Aboard Air Force One at the Museum of Flight

Rainy day refuge: the Museum of Flight.

We got to board the real Air Force One, which was used for Presidents Eisenhower, Kennedy, Johnson and Nixon. This Boeing plane was made in Renton.

Some wild facts about this plane:

There's a doggie door to the conference room, for Lyndon B. Johnson's dogs, Him and Her (actual names).

The plane remained in the diplomatic pool, so the Reagans and Clintons have also traveled on it.

Lyndon B. Johnson liked to mess with the temperature, so the Air Force One crew installed a fake temperature control to fool the president into thinking it was real. And he totally bought it.

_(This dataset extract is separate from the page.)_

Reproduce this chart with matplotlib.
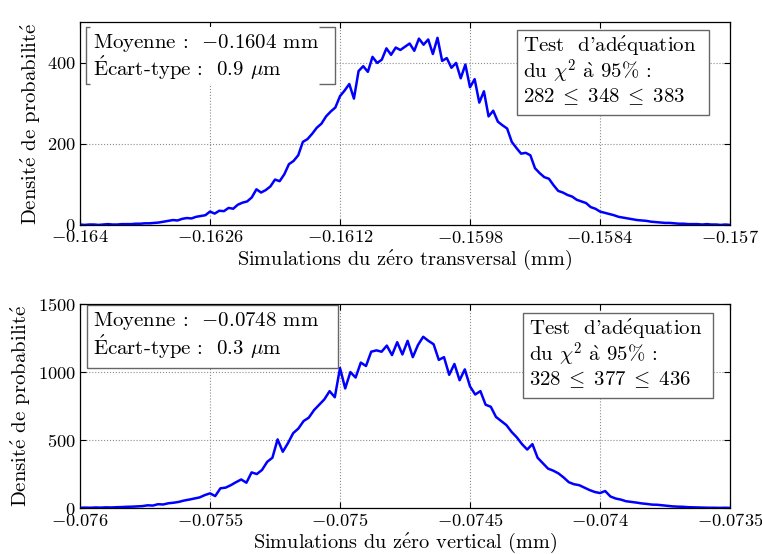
#!/usr/bin/env python3
"""
Histogrammes des simulations Monte-Carlo du zero transversal et du zero vertical.
"""
import matplotlib
matplotlib.use('Agg')
import matplotlib.pyplot as plt
from matplotlib.patches import Rectangle
from matplotlib.ticker import FixedLocator, FuncFormatter
import numpy as np

# zero transversal : bins de 0.00005 mm entre -0.164 et -0.157
trans_start = -0.164
trans_step = 0.00005
trans_density = [
    1, 0, 1, 1, 0, 1, 2, 1, 1, 2,
    2, 2, 3, 3, 4, 4, 5, 6, 8, 10,
    12, 11, 15, 17, 16, 20, 22, 24, 33, 28,
    35, 34, 42, 40, 50, 55, 58, 68, 88, 80,
    86, 95, 112, 108, 125, 150, 158, 172, 205, 212,
    225, 240, 250, 268, 280, 290, 318, 332, 348, 312,
    380, 392, 378, 415, 400, 408, 436, 420, 438, 432,
    440, 448, 430, 460, 445, 458, 422, 462, 405, 412,
    388, 400, 362, 396, 340, 360, 302, 330, 268, 282,
    255, 246, 238, 205, 190, 176, 178, 172, 140, 128,
    118, 114, 98, 84, 80, 74, 70, 62, 58, 54,
    44, 40, 33, 30, 27, 24, 20, 18, 16, 14,
    12, 11, 10, 8, 7, 6, 5, 5, 4, 3,
    3, 2, 2, 2, 1, 2, 1, 1, 0, 1, 0,
]

# zero vertical : bins de 0.00002 mm entre -0.076 et -0.0735
vert_start = -0.076
vert_step = 0.00002
vert_density = [
    2, 3, 2, 4, 3, 5, 4, 6, 7, 9,
    10, 12, 14, 20, 18, 28, 26, 35, 39, 45,
    55, 62, 70, 78, 95, 108, 88, 145, 150, 168,
    190, 210, 186, 262, 250, 280, 340, 370, 505, 414,
    478, 551, 585, 640, 665, 720, 760, 800, 860, 815,
    1030, 880, 1000, 960, 1070, 1045, 1150, 1160, 1150, 1195,
    1125, 1220, 1130, 1230, 1110, 1200, 1260, 1230, 1205, 1090,
    1110, 980, 1060, 940, 1020, 895, 835, 860, 760, 745,
    670, 640, 610, 560, 520, 470, 430, 470, 370, 330,
    290, 275, 255, 225, 190, 175, 168, 150, 132, 118,
    110, 125, 85, 70, 62, 50, 45, 40, 34, 30,
    25, 24, 20, 16, 12, 10, 9, 6, 5, 4,
    3, 2, 2, 1, 2, 1,
]

trans_xticks = [-0.164, -0.1626, -0.1612, -0.1598, -0.1584, -0.157]
trans_yticks = [0, 200, 400]
vert_xticks = [-0.076, -0.0755, -0.075, -0.0745, -0.074, -0.0735]
vert_yticks = [0, 500, 1000, 1500]

# accents rendus en mathtext (cmr10 n'a pas ces glyphes)
e_ac = r'$\mathrm{\acute{e}}$'
E_ac = r'$\mathrm{\acute{E}}$'
a_gr = r'$\mathrm{\grave{a}}$'

ylab = 'Densit' + e_ac + ' de probabilit' + e_ac
trans_xlab = 'Simulations du z' + e_ac + 'ro transversal (mm)'
vert_xlab = 'Simulations du z' + e_ac + 'ro vertical (mm)'
trans_stats = 'Moyenne :  $-0.1604$ mm\n' + E_ac + 'cart-type :  0.9 $\\mu$m'
vert_stats = 'Moyenne :  $-0.0748$ mm\n' + E_ac + 'cart-type :  0.3 $\\mu$m'
trans_test = "Test  d'ad" + e_ac + 'quation\ndu $\\chi^2$ ' + a_gr + ' 95% :\n$282\\;\\leq\\;348\\;\\leq\\;383$'
vert_test = "Test  d'ad" + e_ac + 'quation\ndu $\\chi^2$ ' + a_gr + ' 95% :\n$328\\;\\leq\\;377\\;\\leq\\;436$'

plt.rcParams['font.family'] = ['cmr10', 'DejaVu Serif']
plt.rcParams['mathtext.fontset'] = 'cm'
plt.rcParams['axes.unicode_minus'] = False
plt.rcParams['font.size'] = 15

BOX_EDGE = '0.4'


def fmt_tick(v, pos):
    s = ('%.4f' % v).rstrip('0').rstrip('.')
    return '$' + s + '$'


def draw_box(ax, x0, y0, x1, y1):
    ax.add_patch(Rectangle((x0, y0), x1 - x0, y1 - y0, transform=ax.transAxes,
                           facecolor='white', edgecolor=BOX_EDGE, lw=1.0, zorder=4))


def draw_bracket_box(ax, x0, y0, x1, y1, stub_l, stub_r):
    # boite "[ ... ]" telle que rendue par matlab
    ax.add_patch(Rectangle((x0, y0), x1 - x0, y1 - y0, transform=ax.transAxes,
                           facecolor='white', edgecolor='none', zorder=4))
    kw = dict(transform=ax.transAxes, color=BOX_EDGE, lw=1.0, zorder=4.5,
              solid_capstyle='butt')
    ax.plot([x0 + stub_l, x0, x0, x0 + stub_l], [y1, y1, y0, y0], **kw)
    ax.plot([x1 - stub_r, x1, x1, x1 - stub_r], [y1, y1, y0, y0], **kw)


def draw_panel(ax, start, step, dens, xticks, yticks, ylim, xlabel):
    x = start + step * np.arange(len(dens))
    ax.plot(x, dens, color='#0000ff', lw=1.8, zorder=3)
    ax.set_xlim(xticks[0], xticks[-1])
    ax.set_ylim(0, ylim)
    ax.xaxis.set_major_locator(FixedLocator(xticks))
    ax.yaxis.set_major_locator(FixedLocator(yticks))
    ax.xaxis.set_major_formatter(FuncFormatter(fmt_tick))
    ax.yaxis.set_major_formatter(FuncFormatter(lambda v, p: '$%d$' % v))
    ax.tick_params(labelsize=13.3)
    ax.grid(True, linestyle=':', color='0.55', lw=0.8)
    ax.tick_params(direction='in', top=True, right=True, length=4, pad=3)
    for sp in ax.spines.values():
        sp.set_linewidth(0.9)
        sp.set_zorder(5)
    ax.set_xlabel(xlabel, labelpad=1, fontsize=14.6)
    ax.set_ylabel(ylab, labelpad=3)


def put_text(ax, xy, s):
    ax.text(xy[0], xy[1], s, transform=ax.transAxes, ha='left', va='top',
            linespacing=1.0, zorder=6)


fig = plt.figure(figsize=(7.62, 5.54), dpi=100)
ax1 = fig.add_axes([0.105, 0.594, 0.853, 0.3655])
ax2 = fig.add_axes([0.105, 0.083, 0.853, 0.368])

draw_panel(ax1, trans_start, trans_step, trans_density, trans_xticks, trans_yticks, 500, trans_xlab)
draw_bracket_box(ax1, 0.009, 0.696, 0.392, 0.978, 0.006, 0.025)
draw_box(ax1, 0.672, 0.543, 0.968, 0.963)
put_text(ax1, (0.02, 0.955), trans_stats)
put_text(ax1, (0.682, 0.94), trans_test)

draw_panel(ax2, vert_start, vert_step, vert_density, vert_xticks, vert_yticks, 1500, vert_xlab)
draw_box(ax2, 0.011, 0.686, 0.397, 0.995)
draw_box(ax2, 0.682, 0.539, 0.974, 0.956)
put_text(ax2, (0.02, 0.97), vert_stats)
put_text(ax2, (0.691, 0.935), vert_test)

fig.savefig('out.png', dpi=100)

With Richard Nixon and Zhou Enlai

We got to hear a 100-year-old pilot, Capt. Dick Nelms, describe what it was like flying a B-17 during World War II. His job was to fly into Nazi Germany and bomb anything that helped Hitler remain in war. He was all of 19 years old.

"You didn't know where the shells were going to burst," Nelms said. "It was almost like going into another dimension."

Favorite target: oil refineries, because German planes and tanks can't run without gas.

Most important mission: flying ahead of ground troops pushing toward Germany after D-Day.

After the war, Nelms went to art school and became a graphic designer. He designed the state flag for Washington!

A B-17, made by Boeing, about a mile from the museum.